Statistical Study of Foreshock Transients and their Substructures Observed by MMS

Foreshock transients such as hot flow anomalies (HFAs), foreshock bubbles (FBs), and spontaneous hot flow anomalies (SHFAs) display heated, tenuous cores and large flow deflections bounded by compressional boundaries. THEMIS and Cluster observations show that within some cores were density enhancements that can be studied to better understand the formation and evolution processes of foreshock transients. However, closer examinations of these substructures were not feasible until the availability of the high-resolution instruments onboard the Magnetospheric Multiscale mission (MMS). We identify 116 foreshock transients (including HFAs, SHFAs, and FBs) from two MMS dayside phases to investigate their formation conditions, sizes, and substructure properties. The occurrence rate of foreshock transients is higher for higher solar wind speeds and Mach numbers, lower magnetic field strengths, more radial IMF, larger magnetic shear angles, quasi-parallel bow shock geometries, and inward-directed convectional electric fields. Foreshock transients usually span up to 3 R_E along the bow shock and extend up to 6 R_E from the bow shock. Foreshock transients with and without substructures exhibit similar formation conditions and sizes.

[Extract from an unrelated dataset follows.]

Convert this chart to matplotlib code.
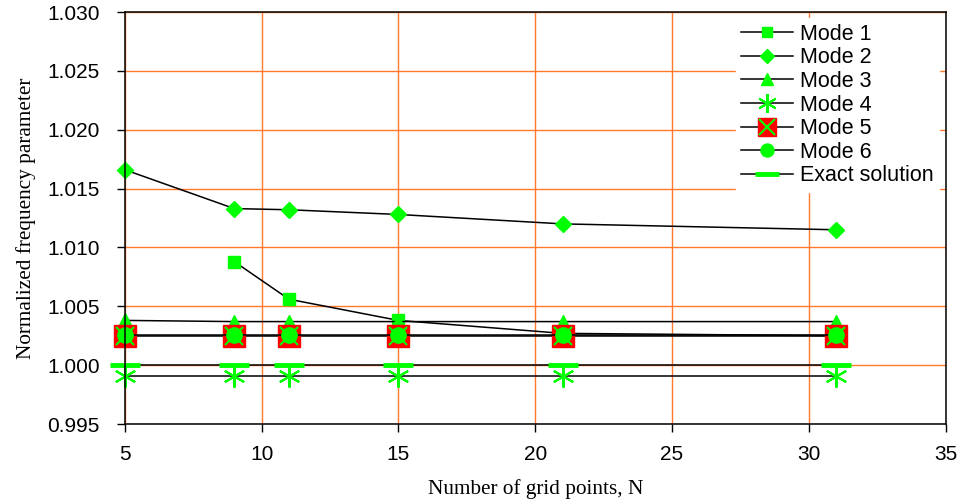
import matplotlib
matplotlib.use('Agg')
import matplotlib.pyplot as plt
from matplotlib.legend_handler import HandlerTuple

# data
n_all = [5, 9, 11, 15, 21, 31]
n_mode1 = [9, 11, 15, 21, 31]
mode1 = [1.0088, 1.0056, 1.0038, 1.0027, 1.0025]
mode2 = [1.0166, 1.0133, 1.0132, 1.0128, 1.0120, 1.0115]
mode3 = [1.0038, 1.0037, 1.0037, 1.0037, 1.0037, 1.0037]
mode4 = [0.9991, 0.9991, 0.9991, 0.9991, 0.9991, 0.9991]
mode5 = [1.0025, 1.0025, 1.0025, 1.0025, 1.0025, 1.0025]
mode6 = [1.0026, 1.0026, 1.0026, 1.0026, 1.0026, 1.0026]
exact = [1.0000, 1.0000, 1.0000, 1.0000, 1.0000, 1.0000]

x_ticks = [5, 10, 15, 20, 25, 30, 35]
y_ticks = [0.995, 1.000, 1.005, 1.010, 1.015, 1.020, 1.025, 1.030]

GREEN = '#00ff00'
RED = '#ff0000'
GRID = '#ff7a2a'
sans = ['Liberation Sans', 'DejaVu Sans']
serif = ['Liberation Serif', 'DejaVu Serif']

fig = plt.figure(figsize=(9.6, 5.0), dpi=100)
ax = fig.add_axes([0.130, 0.152, 0.855, 0.824])

line_kw = dict(color='black', lw=1.1, clip_on=False)

h1, = ax.plot(n_mode1, mode1, marker='s', ms=8, mfc=GREEN, mec=GREEN, **line_kw)
h2, = ax.plot(n_all, mode2, marker='D', ms=8.5, mfc=GREEN, mec=GREEN, **line_kw)
h3, = ax.plot(n_all, mode3, marker='^', ms=10, mfc=GREEN, mec=GREEN, **line_kw)
h4, = ax.plot(n_all, mode4, marker=(6, 2, 0), ms=16, mec=GREEN, mew=1.5, **line_kw)
h5a, = ax.plot(n_all, mode5, marker='s', ms=15.5, mfc=RED, mec=RED, **line_kw)
h5b, = ax.plot(n_all, mode5, marker='x', ms=13, mec=GREEN, mew=1.5, ls='none', clip_on=False)
h6, = ax.plot(n_all, mode6, marker='o', ms=11, mfc=GREEN, mec=GREEN, **line_kw)
h7, = ax.plot(n_all, exact, marker='_', ms=21, mec=GREEN, mew=3.5, **line_kw)

ax.set_xlim(5, 35)
ax.set_ylim(0.995, 1.030)
ax.set_xticks(x_ticks)
ax.set_yticks(y_ticks)
ax.set_xticklabels([str(v) for v in x_ticks], family=sans, fontsize=15)
ax.set_yticklabels([f'{v:.3f}' for v in y_ticks], family=sans, fontsize=15)
ax.tick_params(direction='out', length=6, width=1, color='black')
ax.tick_params(axis='x', pad=9)
ax.tick_params(axis='y', pad=12)

ax.grid(True, color=GRID, lw=1)
ax.set_axisbelow(True)
for s in ax.spines.values():
    s.set_color('black')
    s.set_linewidth(1.1)

ax.set_xlabel('Number of grid points, N', family=serif, fontsize=15.3, labelpad=11)
ax.set_ylabel('Normalized frequency parameter', family=serif, fontsize=15.3, labelpad=8)

leg = ax.legend([h1, h2, h3, h4, (h5a, h5b), h6, h7],
                ['Mode 1', 'Mode 2', 'Mode 3', 'Mode 4', 'Mode 5', 'Mode 6', 'Exact solution'],
                handler_map={tuple: HandlerTuple(ndivide=1)},
                loc='upper right', numpoints=1, prop={'family': sans, 'size': 15.5},
                markerscale=0.85,
                frameon=True, fancybox=False, edgecolor='white', facecolor='white',
                framealpha=1, borderaxespad=0.3, borderpad=0.25, labelspacing=0.12,
                handlelength=2.4, handletextpad=0.35)
leg.set_zorder(5)

fig.savefig('out.png', dpi=100)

Furthermore, substructure densities display a positive correlation with the plasma flows, no correlation with the magnetic field strengths, and a negative correlation with the electron temperature. Substructure sizes are less than half an ion inertial length most of the time; however, some are several ion inertial lengths indicating multiple formation mechanisms for substructures. Substructures within foreshock transients could be due to an intrusion of the solar wind plasma or shocked plasma from the magnetosheath, an intermediate stage of heating between ion populations, or a boundary of two connected foreshock transients.